For production systems, verify model integrity before loading:

import hashlib

def calculate_file_hash(filepath):
    """Calculate SHA-256 hash of file."""
    sha256_hash = hashlib.sha256()
    with open(filepath, 'rb') as f:
        for byte_block in iter(lambda: f.read(4096), b""):
            sha256_hash.update(byte_block)
    return sha256_hash.hexdigest()

# When saving
model_hash = calculate_file_hash('model.joblib')
with open('model_hash.txt', 'w') as f:
    f.write(model_hash)

# When loading
stored_hash = open('model_hash.txt').read().strip()
current_hash = calculate_file_hash('model.joblib')

if stored_hash != current_hash:
    raise ValueError("Model file has been modified! Security risk.")

model = joblib.load('model.joblib')

For environments requiring cryptographic verification, sign models:

from cryptography.hazmat.primitives import hashes
from cryptography.hazmat.primitives.asymmetric import padding, rsa

# Generate key pair (do once, store private key securely)
private_key = rsa.generate_private_key(public_exponent=65537, key_size=2048)
public_key = private_key.public_key()

# Sign model file
with open('model.joblib', 'rb') as f:
    model_data = f.read()

signature = private_key.sign(
    model_data,
    padding.PSS(
        mgf=padding.MGF1(hashes.SHA256()),
        salt_length=padding.PSS.MAX_LENGTH
    ),
    hashes.SHA256()
)

# Save signature
with open('model.sig', 'wb') as f:
    f.write(signature)

# Verify before loading
with open('model.joblib', 'rb') as f:
    model_data = f.read()
with open('model.sig', 'rb') as f:
    signature = f.read()

try:
    public_key.verify(
        signature,
        model_data,
        padding.PSS(
            mgf=padding.MGF1(hashes.SHA256()),
            salt_length=padding.PSS.MAX_LENGTH
        ),
        hashes.SHA256()
    )
    model = joblib.loads(model_data)
except:
    raise ValueError("Model signature verification failed!")

Proper model persistence extends far beyond a simple pickle.dump() call. The right approach saves complete pipelines with preprocessing, tracks versions meticulously, optimizes storage, and implements appropriate security measures. These practices transform model persistence from a potential source of bugs into a robust, production-ready system component that ensures your carefully trained models deploy reliably and perform consistently.

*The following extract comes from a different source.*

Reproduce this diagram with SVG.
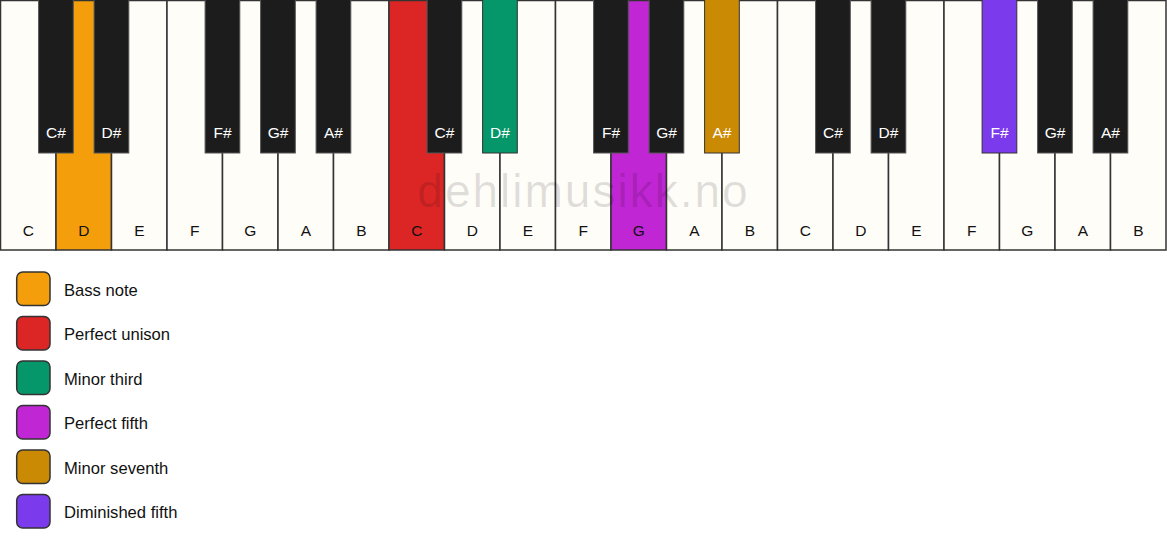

The investment in proper model saving and loading infrastructure pays dividends throughout the model lifecycle—from development through production deployment and ongoing maintenance. Whether you’re building a simple proof-of-concept or a mission-critical production system, following these patterns ensures your models remain usable, trustworthy, and performant long after the initial training run completes.